I'm trying to find the Maximum Independent Set of a Biparite Graph.

I found the following in some notes "May 13, 1998 - University of Washington - CSE 521 - Applications of network flow":

Problem:

Given a bipartite graph $G = (U,V,E)$, find an independent set $U' \cup V'$ which is as large as possible, where $U' \subseteq U$ and $V' > \subseteq V$. A set is independent if there are no edges of $E$ between elements of the set.

Solution:

Construct a flow graph on the vertices $U \cup V \cup \{s,t\}$. For each edge $(u,v) \in E$ there is an infinite capacity edge from $u$ to $v$. For each $u \in U$, there is a unit capacity edge from $s$ to $u$, and for each $v \in V$, there is a unit capacity edge from $v$ to $t$.

Find a finite capacity cut $(S,T)$, with $s \in S$ and $t \in T$. Let $U' = U \cap S$ and $V' = V \cap T$. The set $U' \cup V'$ is independent since there are no infinite capacity edges crossing the cut.
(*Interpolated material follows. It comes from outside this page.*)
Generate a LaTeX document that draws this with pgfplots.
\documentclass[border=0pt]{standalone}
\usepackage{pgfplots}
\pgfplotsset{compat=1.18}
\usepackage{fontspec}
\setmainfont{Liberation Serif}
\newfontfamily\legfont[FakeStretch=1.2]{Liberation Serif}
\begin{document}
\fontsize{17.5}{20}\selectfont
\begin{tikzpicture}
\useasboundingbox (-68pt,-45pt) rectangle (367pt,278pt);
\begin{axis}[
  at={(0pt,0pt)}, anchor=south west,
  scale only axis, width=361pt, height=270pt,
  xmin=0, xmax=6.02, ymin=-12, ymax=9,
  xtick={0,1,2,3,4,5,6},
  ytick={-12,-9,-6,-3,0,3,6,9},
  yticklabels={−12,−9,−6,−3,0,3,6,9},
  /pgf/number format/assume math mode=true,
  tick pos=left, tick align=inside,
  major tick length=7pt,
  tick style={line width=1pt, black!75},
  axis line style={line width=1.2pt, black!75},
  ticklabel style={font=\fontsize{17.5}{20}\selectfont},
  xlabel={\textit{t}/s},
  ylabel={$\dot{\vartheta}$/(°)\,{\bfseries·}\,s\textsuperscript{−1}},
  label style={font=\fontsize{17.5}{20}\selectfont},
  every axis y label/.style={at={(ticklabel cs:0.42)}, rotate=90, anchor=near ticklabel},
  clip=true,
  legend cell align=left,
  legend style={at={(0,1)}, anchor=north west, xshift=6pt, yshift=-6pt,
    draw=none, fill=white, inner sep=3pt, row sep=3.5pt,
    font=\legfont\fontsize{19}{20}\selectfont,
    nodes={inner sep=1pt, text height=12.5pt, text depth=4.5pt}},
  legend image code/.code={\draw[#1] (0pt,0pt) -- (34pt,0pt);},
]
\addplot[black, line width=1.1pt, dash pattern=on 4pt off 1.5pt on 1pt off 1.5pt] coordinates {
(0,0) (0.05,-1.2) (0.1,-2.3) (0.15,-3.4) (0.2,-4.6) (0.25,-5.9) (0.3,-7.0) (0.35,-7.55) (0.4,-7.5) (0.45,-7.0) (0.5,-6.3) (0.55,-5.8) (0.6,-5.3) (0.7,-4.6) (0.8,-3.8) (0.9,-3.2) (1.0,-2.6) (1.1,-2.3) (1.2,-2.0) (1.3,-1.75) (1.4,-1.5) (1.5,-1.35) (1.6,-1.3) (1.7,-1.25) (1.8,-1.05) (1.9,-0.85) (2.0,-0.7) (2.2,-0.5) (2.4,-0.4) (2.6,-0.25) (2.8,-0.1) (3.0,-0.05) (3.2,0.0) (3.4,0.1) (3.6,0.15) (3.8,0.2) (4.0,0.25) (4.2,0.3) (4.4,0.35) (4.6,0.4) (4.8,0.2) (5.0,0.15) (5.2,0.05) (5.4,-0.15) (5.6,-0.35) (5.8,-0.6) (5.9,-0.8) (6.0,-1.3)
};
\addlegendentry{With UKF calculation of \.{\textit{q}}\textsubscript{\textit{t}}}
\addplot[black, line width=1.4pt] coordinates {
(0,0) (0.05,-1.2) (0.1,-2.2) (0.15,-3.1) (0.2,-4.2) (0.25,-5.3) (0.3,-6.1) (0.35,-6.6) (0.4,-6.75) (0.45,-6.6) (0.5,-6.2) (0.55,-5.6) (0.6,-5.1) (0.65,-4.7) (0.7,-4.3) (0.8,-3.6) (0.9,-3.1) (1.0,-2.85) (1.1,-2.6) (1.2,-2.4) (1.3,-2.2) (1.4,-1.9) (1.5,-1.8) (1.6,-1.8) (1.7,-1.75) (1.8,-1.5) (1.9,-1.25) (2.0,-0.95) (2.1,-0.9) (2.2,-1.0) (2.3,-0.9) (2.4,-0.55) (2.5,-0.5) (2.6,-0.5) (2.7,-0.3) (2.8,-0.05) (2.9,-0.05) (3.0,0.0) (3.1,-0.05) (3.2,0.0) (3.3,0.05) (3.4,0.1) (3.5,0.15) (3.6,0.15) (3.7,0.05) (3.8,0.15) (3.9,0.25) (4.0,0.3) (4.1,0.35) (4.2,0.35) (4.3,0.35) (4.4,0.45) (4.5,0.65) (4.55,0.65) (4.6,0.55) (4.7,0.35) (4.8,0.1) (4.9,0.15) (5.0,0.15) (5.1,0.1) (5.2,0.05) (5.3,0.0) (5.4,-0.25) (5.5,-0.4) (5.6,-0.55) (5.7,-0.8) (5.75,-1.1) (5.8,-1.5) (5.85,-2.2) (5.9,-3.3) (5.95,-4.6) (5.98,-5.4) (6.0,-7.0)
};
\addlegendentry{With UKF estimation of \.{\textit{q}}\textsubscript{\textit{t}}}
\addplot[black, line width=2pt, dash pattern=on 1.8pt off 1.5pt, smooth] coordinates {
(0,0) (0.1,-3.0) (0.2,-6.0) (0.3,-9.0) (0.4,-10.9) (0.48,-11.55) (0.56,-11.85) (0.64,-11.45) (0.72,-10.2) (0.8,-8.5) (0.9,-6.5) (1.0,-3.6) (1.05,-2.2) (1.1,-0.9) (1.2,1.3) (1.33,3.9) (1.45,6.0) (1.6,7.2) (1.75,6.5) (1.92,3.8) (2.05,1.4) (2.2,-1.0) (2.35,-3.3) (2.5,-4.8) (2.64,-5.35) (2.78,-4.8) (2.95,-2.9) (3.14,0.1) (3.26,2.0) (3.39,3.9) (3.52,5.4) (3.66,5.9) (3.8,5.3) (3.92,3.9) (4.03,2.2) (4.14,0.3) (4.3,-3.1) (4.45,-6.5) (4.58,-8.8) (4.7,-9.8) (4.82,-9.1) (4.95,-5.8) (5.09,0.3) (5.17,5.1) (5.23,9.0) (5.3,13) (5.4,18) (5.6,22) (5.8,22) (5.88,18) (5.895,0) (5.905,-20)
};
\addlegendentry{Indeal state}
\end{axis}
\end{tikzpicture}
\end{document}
The size of the cut is $|U - U'| + |V - V'| = |U| + |V| - |U' \cup V'|$. This, in order to make the independent set as large as possible, we make the cut as small as possible.
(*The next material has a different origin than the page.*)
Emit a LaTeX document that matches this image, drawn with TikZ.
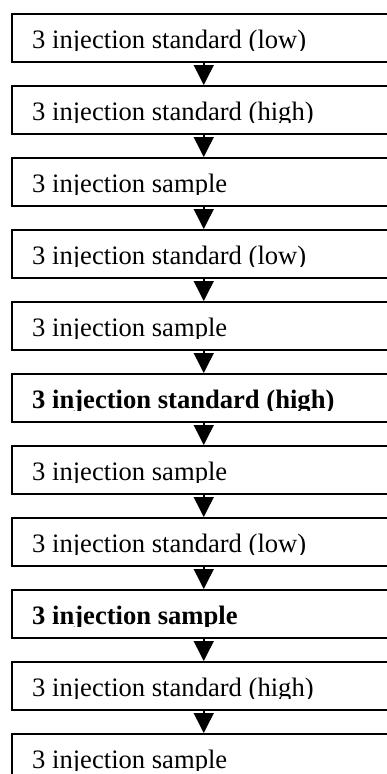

So lets take this as the graph:

A - B - C     | D - E - F 

We can split this into a bipartite graph as follows $(U,V)=(\{A,C,E\},\{B,D,F\})$

We can see by brute force search that the sole Maximum Independent Set is $A,C,D,F$. Lets try and work through the solution above:

So the constructed flow network adjacency matrix would be:

$$\begin{matrix} & s & t & A & B & C & D & E & F \\ s & 0 & 0 & 1 & 0 & 1 & 0 & 1 & 0 \\ t & 0 & 0 & 0 & 1 & 0 & 1 & 0 & 1 \\ A & 1 & 0 & 0 & \infty & 0 & 0 & 0 & 0 \\ B & 0 & 1 & \infty & 0 & \infty & 0 & \infty & 0 \\ C & 1 & 0 & 0 & \infty & 0 & 0 & 0 & 0 \\ D & 0 & 1 & 0 & 0 & 0 & 0 & \infty & 0 \\ E & 1 & 0 & 0 & \infty & 0 & \infty & 0 & \infty \\ F & 0 & 1 & 0 & 0 & 0 & 0 & \infty & 0 \\ \end{matrix}$$

Here is where I am stuck, the smallest finite capacity cut I see is a trivial one: $(S,T) =(\{s\},\{t,A,B,C,D,E,F\})$ with a capacity of 3.
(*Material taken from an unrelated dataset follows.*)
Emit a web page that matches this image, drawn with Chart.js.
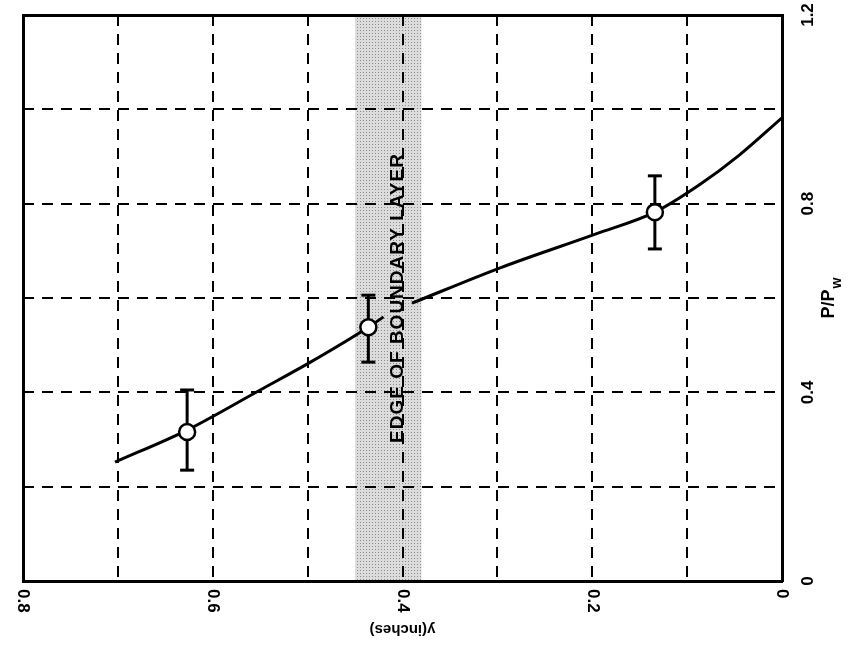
<!DOCTYPE html>
<html>
<head>
<meta charset="utf-8">
<script src="https://cdn.jsdelivr.net/npm/chart.js@4/dist/chart.umd.min.js"></script>
<style>
  html, body { margin: 0; padding: 0; background: #fff; }
  #wrap { width: 852px; height: 656px; }
</style>
</head>
<body>
<div id="wrap"><canvas id="chart"></canvas></div>
<script>
// y (inches) runs right-to-left along the bottom, P/Pw up the right side
const curveLeftY = [0.703, 0.627, 0.55, 0.497, 0.436, 0.42];
const curveLeftP = [0.252, 0.32, 0.405, 0.464, 0.538, 0.56];
const curveRightY = [0.39, 0.297, 0.196, 0.134, 0.087, 0.045, 0.0];
const curveRightP = [0.589, 0.664, 0.736, 0.782, 0.84, 0.903, 0.982];

const pointY = [0.627, 0.436, 0.134];
const pointP = [0.316, 0.538, 0.782];
const errLow = [0.235, 0.464, 0.704];
const errHigh = [0.405, 0.606, 0.859];

const bandFrom = 0.45;
const bandTo = 0.38;

const xTickValues = [0.8, 0.6, 0.4, 0.2, 0];
const xTickLabels = ['0.8', '0.6', '0.4', '0.2', '0'];
const yTickValues = [0, 0.4, 0.8, 1.2];
const yTickLabels = ['0', '0.4', '0.8', '1.2'];

const FONT = '"Liberation Sans", Arial, sans-serif';

function toXY(xs, ys) {
    return xs.map((x, i) => ({ x: x, y: ys[i] }));
}

const errorSets = pointY.map((y, i) => ({
    type: 'scatter',
    data: [{ x: y, y: errLow[i] }, { x: y, y: errHigh[i] }],
    showLine: true,
    borderColor: '#000',
    borderWidth: 3,
    pointStyle: 'line',
    pointRadius: 7,
    pointBorderWidth: 3,
    pointBorderColor: '#000',
    order: 2
}));

// stipple pattern for the boundary layer band
function stipple() {
    const c = document.createElement('canvas');
    c.width = 3; c.height = 3;
    const g = c.getContext('2d');
    g.fillStyle = '#dcdcdc';
    g.fillRect(0, 0, 3, 3);
    g.fillStyle = '#8c8c8c';
    g.fillRect(0, 0, 1, 1);
    return g.createPattern(c, 'repeat');
}

const backdrop = {
    id: 'backdrop',
    beforeDraw(chart) {
        const { ctx, chartArea, scales } = chart;
        ctx.save();
        ctx.fillStyle = '#fff';
        ctx.fillRect(0, 0, chart.width, chart.height);
        const x1 = scales.x.getPixelForValue(bandFrom);
        const x2 = scales.x.getPixelForValue(bandTo);
        ctx.fillStyle = stipple();
        ctx.fillRect(x1, chartArea.top, x2 - x1, chartArea.bottom - chartArea.top);
        ctx.restore();
    }
};

const labels = {
    id: 'labels',
    afterDraw(chart) {
        const { ctx, chartArea, scales } = chart;
        ctx.save();
        ctx.fillStyle = '#000';
        ctx.font = 'bold 17px ' + FONT;
        ctx.textBaseline = 'middle';

        // bottom tick labels, rotated to read top to bottom
        xTickValues.forEach((v, i) => {
            const px = scales.x.getPixelForValue(v);
            ctx.save();
            ctx.translate(px, chartArea.bottom + 8);
            ctx.rotate(Math.PI / 2);
            ctx.textAlign = 'left';
            ctx.fillText(xTickLabels[i], 0, 0);
            ctx.restore();
        });

        // right tick labels, read bottom to top
        yTickValues.forEach((v, i) => {
            const py = scales.y.getPixelForValue(v);
            ctx.save();
            ctx.translate(chartArea.right + 26, py);
            ctx.rotate(-Math.PI / 2);
            ctx.textAlign = 'center';
            ctx.fillText(yTickLabels[i], 0, 0);
            ctx.restore();
        });

        // P/Pw axis title
        ctx.save();
        ctx.translate(chartArea.right + 47, scales.y.getPixelForValue(0.6));
        ctx.rotate(-Math.PI / 2);
        ctx.textAlign = 'center';
        ctx.font = 'bold 18px ' + FONT;
        ctx.fillText('P/P', -6, 0);
        const w = ctx.measureText('P/P').width;
        ctx.font = 'bold 14px ' + FONT;
        ctx.textAlign = 'left';
        ctx.fillText('w', w / 2 - 5, 8);
        ctx.restore();

        // y(inches) title, upside down
        ctx.save();
        ctx.translate(scales.x.getPixelForValue(0.4), chartArea.bottom + 48);
        ctx.rotate(Math.PI);
        ctx.textAlign = 'center';
        ctx.font = 'bold 15px ' + FONT;
        ctx.fillText('y(inches)', 0, 0);
        ctx.restore();

        // band annotation
        ctx.save();
        ctx.translate(scales.x.getPixelForValue(0.405), scales.y.getPixelForValue(0.6));
        ctx.rotate(-Math.PI / 2);
        ctx.textAlign = 'center';
        ctx.font = 'bold 19px ' + FONT;
        ctx.letterSpacing = '1px';
        ctx.fillText('EDGE OF BOUNDARY LAYER', 0, 0);
        ctx.restore();

        ctx.restore();
    }
};

const gridDash = [11, 8];

new Chart(document.getElementById('chart'), {
    type: 'scatter',
    data: {
        datasets: [
            {
                data: toXY(curveLeftY, curveLeftP),
                showLine: true,
                borderColor: '#000',
                borderWidth: 3,
                pointRadius: 0,
                cubicInterpolationMode: 'monotone',
                order: 3
            },
            {
                data: toXY(curveRightY, curveRightP),
                showLine: true,
                borderColor: '#000',
                borderWidth: 3,
                pointRadius: 0,
                cubicInterpolationMode: 'monotone',
                order: 3
            },
            ...errorSets,
            {
                data: toXY(pointY, pointP),
                showLine: false,
                pointRadius: 8,
                pointBackgroundColor: '#fff',
                pointBorderColor: '#000',
                pointBorderWidth: 2.5,
                order: 1
            }
        ]
    },
    options: {
        responsive: true,
        maintainAspectRatio: false,
        animation: false,
        layout: { padding: { left: 15, right: 70, top: 7, bottom: 75 } },
        plugins: {
            legend: { display: false },
            tooltip: { enabled: false }
        },
        scales: {
            x: {
                type: 'linear',
                position: 'bottom',
                reverse: true,
                min: 0,
                max: 0.8,
                ticks: { display: false, stepSize: 0.1 },
                grid: { color: '#000', lineWidth: 2, drawTicks: false },
                border: { display: true, color: '#000', width: 3, dash: gridDash }
            },
            y: {
                type: 'linear',
                position: 'right',
                min: 0,
                max: 1.2,
                ticks: { display: false, stepSize: 0.2 },
                grid: { color: '#000', lineWidth: 2, drawTicks: false },
                border: { display: true, color: '#000', width: 3, dash: gridDash }
            },
            xTop: {
                type: 'linear',
                position: 'top',
                min: 0,
                max: 0.8,
                ticks: { display: false },
                grid: { display: false },
                border: { display: true, color: '#000', width: 3 }
            },
            yLeft: {
                type: 'linear',
                position: 'left',
                min: 0,
                max: 1.2,
                ticks: { display: false },
                grid: { display: false },
                border: { display: true, color: '#000', width: 3 }
            }
        }
    },
    plugins: [backdrop, labels]
});
</script>
</body>
</html>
Using this cut leads to an incorrect solution of:

$$ U' = U \cap S = \{\}$$ $$ V' = V \cap T = \{B,D,F\}$$ $$ U' \cup V' = \{B,D,F\}$$

Whereas we expected $U' \cup V' = \{A,C,D,F\}$? Can anyone spot where I have gone wrong in my reasoning/working?

Asked By : Andrew Tomazos

Best Answer from StackOverflow

Question Source : http://cs.stackexchange.com/questions/3027

Answered By : Jukka Suomela

The complement of a maximum independent set is a minimum vertex cover.

To find a minimum vertex cover in a bipartite graph, see König's theorem.